The 2011 Las Conchas fire burned 156,593 ac (63,370 ha) on the east flank of the Jemez Mountains in northern New Mexico. While certainly not the largest fire in recent years, this particular fire burned through three areas previously impacted by wildfire. This New York Times article provides a good overview of the issues facing this particular landscape and many western landscapes in general.
In the southwestern US, the area burned by wildfire has increased 1266% over the 1973-1982 average. A recent estimate suggests that climate change contributed an additional 10.3 million ac (4.2 million ha) of forest fire over the period from 1984-2015, meaning that in the absence of climate change we would have expected about 50% less burned area over that period. As a result, severely burned landscapes like the east flank of the Jemez Mountains are becoming more common.
Increasing fire size and larger patches of severe fire, where the majority of trees are killed, create a challenge for reforestation. The first challenge is distance to mature trees that provide the seed for tree establishment. This challenge can be overcome by planting seedlings. However, trees modify the climate conditions at ground level. Under the canopy of a forest, the air temperature is cooler and the relative humidity is higher, making it a moister environment. These factors matter because hot, dry conditions can be lethal to seedlings. In a burned patch where all of the overstory trees have been killed, these microclimatic conditions may be too harsh for seedlings to establish.
We are in the process of establishing an experiment funded by the Joint Fire Science Program to figure out how the post-fire environment influences the ability of planted seedlings to survive and grow. The post-Las Conchas fire landscape has a mix of shrub and grass cover. Our hypothesis is that shrub cover could create more favorable growing conditions for tree seedlings. To test this hypothesis, we constructed exclosures in shrub and non-shrub patches and are in the process of planting seedlings.
We are instrumenting these sites with sensors that measure temperature and relative humidity at the height of the seedlings.
We’ll link the temperature and humidity data with data collected at weather stations that we are deploying around the experiment. This will allow us to model how microclimate (ground level temperature and relative humidity) vary across the larger area and predict how these factors influence tree seedling survival and growth. Stay tuned for updates on this project.
This has been a big year for wildfires so far and an especially impactful year for some communities that have been devastated by fire. Several of us were keeping an eye on the Rough Fire as it looked like it was going to cross the north fork of the Kings River and head to the Teakettle Experimental Forest. In addition to media coverage of big wildfire events has been heightened attention to the rising costs of fire suppression and the ever larger fraction of US Forest Service budgets that suppression is consuming.
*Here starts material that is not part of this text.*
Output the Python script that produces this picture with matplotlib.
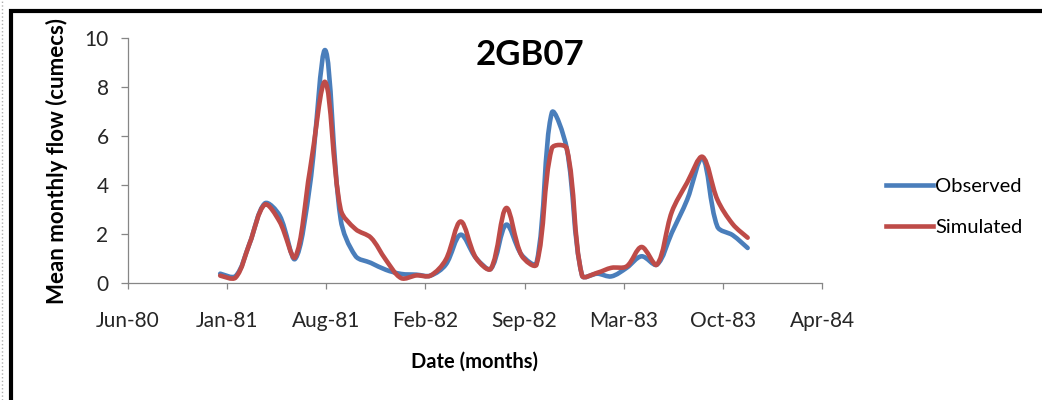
import numpy as np
import pandas as pd
import matplotlib
matplotlib.use('Agg')
import matplotlib.pyplot as plt
import matplotlib.dates as mdates
from matplotlib.path import Path
from matplotlib.patches import PathPatch, Rectangle
from matplotlib.lines import Line2D

plt.rcParams['font.family'] = ['Lato', 'DejaVu Sans']

# ── Data (mean monthly flow, cumecs) ───────────────────────────────────────
months = pd.date_range('1981-01-01', periods=36, freq='MS')
observed = [0.38, 0.28, 1.6, 3.25, 2.75, 0.98, 4.0, 9.5, 2.6, 1.1, 0.82, 0.54,
            0.37, 0.34, 0.3, 0.75, 1.97, 1.02, 0.58, 2.38, 1.15, 0.8, 6.95, 5.5,
            0.3, 0.38, 0.27, 0.62, 1.09, 0.75, 2.05, 3.4, 5.1, 2.3, 1.95, 1.43]
simulated = [0.3, 0.22, 1.6, 3.2, 2.5, 1.05, 4.6, 8.2, 3.0, 2.2, 1.85, 0.95,
             0.2, 0.31, 0.3, 0.95, 2.51, 1.02, 0.58, 3.06, 1.12, 0.75, 5.5, 5.5,
             0.3, 0.42, 0.62, 0.68, 1.47, 0.75, 2.9, 4.1, 5.15, 3.4, 2.4, 1.85]

# Excel-style date axis: major unit of 200 days
axis_start = pd.Timestamp('1980-06-29')
n_ticks = 8
tick_step_days = 200

BLUE = '#4A7EBB'
RED = '#BE4B48'
GREY = '#868686'


def smooth_path(x, y, trans):
    """Smoothed line like Excel: cubic Bezier through every data point,
    control arms weighted by neighbouring segment lengths on screen."""
    pts = np.column_stack([x, y])
    pix = trans.transform(pts)
    n = len(pts)
    c_in = pts.copy()
    c_out = pts.copy()
    c_out[0] = pts[0] + (pts[1] - pts[0]) / 6
    c_in[-1] = pts[-1] - (pts[-1] - pts[-2]) / 6
    for i in range(1, n - 1):
        d1 = np.hypot(*(pix[i] - pix[i - 1]))
        d2 = np.hypot(*(pix[i + 1] - pix[i]))
        tan = pts[i + 1] - pts[i - 1]
        c_in[i] = pts[i] - tan * d1 / (d1 + d2) / 3
        c_out[i] = pts[i] + tan * d2 / (d1 + d2) / 3
    verts = [pts[0]]
    codes = [Path.MOVETO]
    for i in range(n - 1):
        verts += [c_out[i], c_in[i + 1], pts[i + 1]]
        codes += [Path.CURVE4] * 3
    return Path(verts, codes)


fig = plt.figure(figsize=(10.42, 4.0), dpi=100)
ax = fig.add_axes([128 / 1042, 117 / 400, 694 / 1042, 245 / 400])

ticks = [axis_start + pd.Timedelta(days=tick_step_days * k) for k in range(n_ticks)]
ax.set_xlim(mdates.date2num(ticks[0]), mdates.date2num(ticks[-1]))
ax.set_ylim(0, 10)
ax.set_xticks(mdates.date2num(ticks))
ax.xaxis.set_major_formatter(mdates.DateFormatter('%b-%y'))
ax.set_yticks([0, 2, 4, 6, 8, 10])

xnum = mdates.date2num(months)
for vals, col in [(observed, BLUE), (simulated, RED)]:
    ax.add_patch(PathPatch(smooth_path(xnum, np.array(vals), ax.transData),
                           fill=False, edgecolor=col, lw=3.3,
                           joinstyle='round', capstyle='round'))

for s in ['top', 'right']:
    ax.spines[s].set_visible(False)
for s in ['left', 'bottom']:
    ax.spines[s].set_color(GREY)
    ax.spines[s].set_linewidth(0.9)
ax.tick_params(axis='both', colors=GREY, labelcolor='#262626', labelsize=15,
               width=0.9, direction='out')
ax.tick_params(axis='y', length=5, pad=9)
ax.tick_params(axis='x', length=4.5, pad=15.5)

ax.set_ylabel('Mean monthly flow (cumecs)', fontsize=16, fontweight='bold',
              labelpad=12)
ax.set_xlabel('Date (months)', fontsize=14.5, fontweight='bold', labelpad=15)

fig.text(530 / 1042, 1 - 55 / 400, '2GB07', fontsize=25, fontweight='bold',
         ha='center', va='center')

handles = [Line2D([], [], color=BLUE, lw=3.3), Line2D([], [], color=RED, lw=3.3)]
fig.legend(handles, ['Observed', 'Simulated'], loc='center left',
           bbox_to_anchor=(886 / 1042, 1 - 207 / 400), frameon=False,
           fontsize=14.5, handlelength=2.35, handletextpad=0.1,
           labelspacing=1.15, borderpad=0, borderaxespad=0)

# outer frame of the pasted figure
fig.add_artist(Rectangle((11 / 1042, -0.2), 1.5, 1.2 - 11 / 400,
                         transform=fig.transFigure, fill=False,
                         edgecolor='black', lw=3))
fig.add_artist(Line2D([2 / 1042, 2 / 1042], [0, 1], transform=fig.transFigure,
                      color='#b0b0b0', lw=1, ls=':'))

fig.savefig('out.png', dpi=100)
The news reports, the Rough Fire, and the focus on suppression costs caused me to take a look at some fire figures for the past decade posted on the National Interagency Fire Center (NIFC) website. So far, 2015 is second only to 2006 for number of acres burned and the 2015 fire season isn’t over yet. From 2005-2015, total acres burned ranged from 2.9 million acres in 2010 to 9.03 million acres in 2006. During this 10 year period we averaged 58,195 fires per year and we spent between $984 million and $1.92 billion fighting the fires. In the table below I have pulled the yearly fire data from the NIFC website and made a couple of calculations.
You might think that there is a relationship between the number of fires and the number of acres burned in a given year. However, the number of fires only accounts for about 12% of the variability in number of acres burned each year. As it turns out, the number of fires 100,000 acres or larger in a given year explains much more of the variability in acres burned each year.
The number of fires 100,000 acres or larger accounts for 81% of the variability in acres burned in a given year from 2005 to 2014. These larger fires account for between 16% and 45% of the acres burned over this time period and only 0.009 to 0.03% of the number of fires. These so-called megafires have accounted for a large fraction of the area burned this year.
The number of large wildfires in the western US have been increasing since the mid-1980s and are correlated with warmer temperature and earlier spring snowmelt. The National Research Council estimated that each degree Celsius of additional warming will increase the area burned by 200-400% in parts of the western US. Recent work has argued that we need to reevaluate the way we manage fire and fund wildfire suppression efforts. These ideas are especially salient considering that as the climate warms further, we can expect more large wildfires, which will not only impact communities where wildfires burn, but also impact communities that are further away with degraded air quality.